GIVEN REQUEST
Copy out every line in which the string "this" occurs.

[Stored items from a collection]
○ ○ ○

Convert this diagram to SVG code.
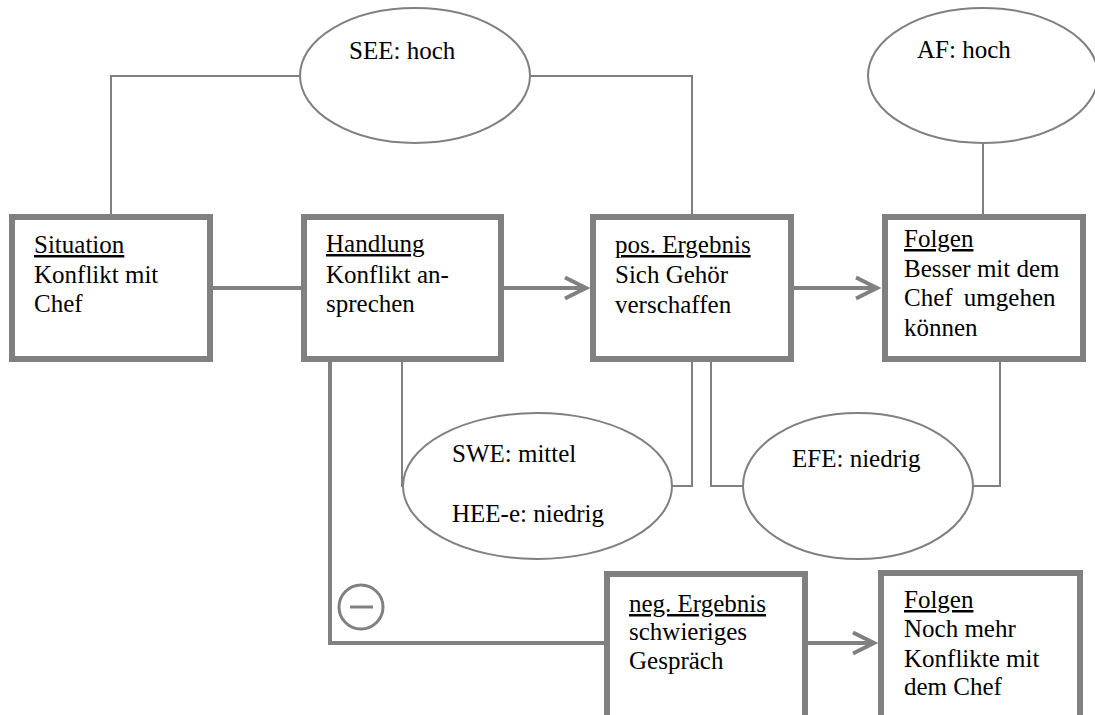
<svg xmlns="http://www.w3.org/2000/svg" width="1095" height="715" viewBox="0 0 1095 715" font-family="Liberation Serif" font-size="25">
  <defs>
    <marker id="chevron" viewBox="0 0 26 24" markerUnits="userSpaceOnUse" markerWidth="26" markerHeight="24" refX="22" refY="12" orient="auto" overflow="visible">
      <path d="M1,1.5 L22,12 L1,22.5" fill="none" stroke="#808080" stroke-width="4"/>
    </marker>
  </defs>

  <!-- connectors -->
  <g id="connectors" fill="none" stroke="#808080">
    <!-- main flow -->
    <g stroke-width="4">
      <line x1="213" y1="288" x2="301" y2="288"/>
      <line x1="504" y1="288" x2="586" y2="288" marker-end="url(#chevron)"/>
      <line x1="794" y1="288" x2="877" y2="288" marker-end="url(#chevron)"/>
      <!-- negative branch -->
      <polyline points="330,362 330,643 604,643"/>
      <line x1="808" y1="643" x2="874" y2="643" marker-end="url(#chevron)"/>
    </g>
    <g stroke-width="2">
      <!-- SEE links -->
      <polyline points="111,214 111,76 300,76"/>
      <polyline points="530,76 692,76 692,214"/>
      <!-- AF link -->
      <line x1="983" y1="143" x2="983" y2="214"/>
      <!-- SWE / HEE-e links -->
      <polyline points="402,362 402,486 404,486"/>
      <polyline points="672,486 692,486 692,362"/>
      <!-- EFE links -->
      <polyline points="711,362 711,486 743,486"/>
      <polyline points="973,486 1000,486 1000,362"/>
    </g>
  </g>

  <!-- rating ellipses -->
  <g id="see">
    <ellipse cx="415" cy="75.5" rx="115" ry="67.5" fill="#ffffff" stroke="#808080" stroke-width="2"/>
    <text font-family="Liberation Serif" font-size="25" x="349" y="59">SEE: hoch</text>
  </g>
  <g id="af">
    <ellipse cx="983" cy="75.5" rx="115" ry="67.5" fill="#ffffff" stroke="#808080" stroke-width="2"/>
    <text font-family="Liberation Serif" font-size="25" x="917" y="58">AF: hoch</text>
  </g>
  <g id="swe">
    <ellipse cx="537.5" cy="486" rx="134.5" ry="73" fill="#ffffff" stroke="#808080" stroke-width="2"/>
    <text font-family="Liberation Serif" font-size="25" x="452" y="462">SWE: mittel</text>
    <text font-family="Liberation Serif" font-size="25" x="452" y="522">HEE-e: niedrig</text>
  </g>
  <g id="efe">
    <ellipse cx="858" cy="486" rx="115" ry="73" fill="#ffffff" stroke="#808080" stroke-width="2"/>
    <text font-family="Liberation Serif" font-size="25" x="792" y="467">EFE: niedrig</text>
  </g>

  <!-- boxes -->
  <g id="situation">
    <rect x="12" y="217" width="198" height="142" fill="#ffffff" stroke="#808080" stroke-width="6"/>
    <text font-family="Liberation Serif" font-size="25" x="34" y="253" text-decoration="underline">Situation</text>
    <text font-family="Liberation Serif" font-size="25" x="34" y="283">Konflikt mit</text>
    <text font-family="Liberation Serif" font-size="25" x="34" y="312">Chef</text>
  </g>
  <g id="handlung">
    <rect x="304" y="217" width="197" height="142" fill="#ffffff" stroke="#808080" stroke-width="6"/>
    <text font-family="Liberation Serif" font-size="25" x="326" y="252" text-decoration="underline">Handlung</text>
    <text font-family="Liberation Serif" font-size="25" x="326" y="283">Konflikt an-</text>
    <text font-family="Liberation Serif" font-size="25" x="326" y="312">sprechen</text>
  </g>
  <g id="pos-ergebnis">
    <rect x="593" y="217" width="198" height="142" fill="#ffffff" stroke="#808080" stroke-width="6"/>
    <text font-family="Liberation Serif" font-size="25" x="615" y="253" text-decoration="underline">pos. Ergebnis</text>
    <text font-family="Liberation Serif" font-size="25" x="615" y="283">Sich Geh&#246;r</text>
    <text font-family="Liberation Serif" font-size="25" x="615" y="313">verschaffen</text>
  </g>
  <g id="folgen-pos">
    <rect x="885" y="217" width="198" height="142" fill="#ffffff" stroke="#808080" stroke-width="6"/>
    <text font-family="Liberation Serif" font-size="25" x="904" y="247" text-decoration="underline">Folgen</text>
    <text font-family="Liberation Serif" font-size="25" x="904" y="277">Besser mit dem</text>
    <text font-family="Liberation Serif" font-size="25" x="904" y="306">Chef <tspan dx="5">umgehen</tspan></text>
    <text font-family="Liberation Serif" font-size="25" x="904" y="336">k&#246;nnen</text>
  </g>
  <g id="neg-ergebnis">
    <rect x="607" y="574" width="198" height="145" fill="#ffffff" stroke="#808080" stroke-width="6"/>
    <text font-family="Liberation Serif" font-size="25" x="629" y="612" text-decoration="underline">neg. Ergebnis</text>
    <text font-family="Liberation Serif" font-size="25" x="629" y="640">schwieriges</text>
    <text font-family="Liberation Serif" font-size="25" x="629" y="669">Gespr&#228;ch</text>
  </g>
  <g id="folgen-neg">
    <rect x="881" y="573" width="199" height="146" fill="#ffffff" stroke="#808080" stroke-width="6"/>
    <text font-family="Liberation Serif" font-size="25" x="904" y="608" text-decoration="underline">Folgen</text>
    <text font-family="Liberation Serif" font-size="25" x="904" y="637">Noch mehr</text>
    <text font-family="Liberation Serif" font-size="25" x="904" y="667">Konflikte mit</text>
    <text font-family="Liberation Serif" font-size="25" x="904" y="695">dem Chef</text>
  </g>

  <!-- minus sign on the negative branch -->
  <g id="minus">
    <circle cx="361" cy="607" r="22" fill="#ffffff" stroke="#808080" stroke-width="3"/>
    <line x1="350" y1="607" x2="373" y2="607" stroke="#808080" stroke-width="3"/>
  </g>
</svg>
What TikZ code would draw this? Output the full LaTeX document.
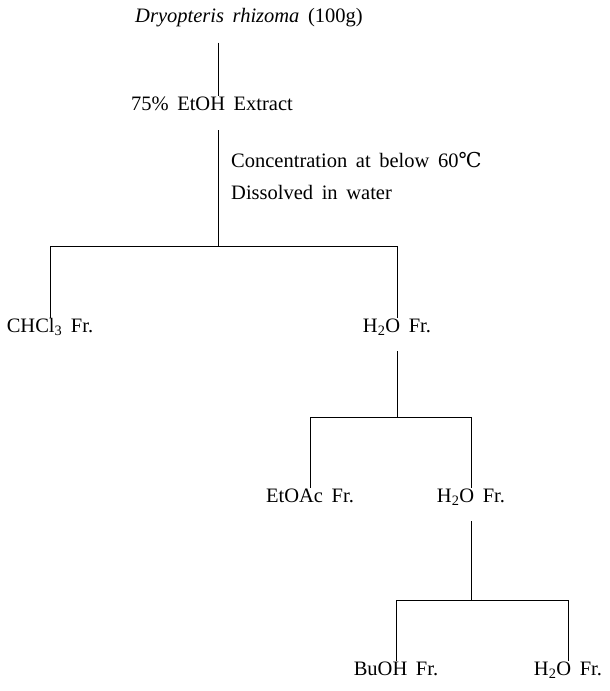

○ ○ ○

REPLY TO THE EXERCISE
Convert this diagram to SVG code.
What TikZ code would draw this? Output the full LaTeX document.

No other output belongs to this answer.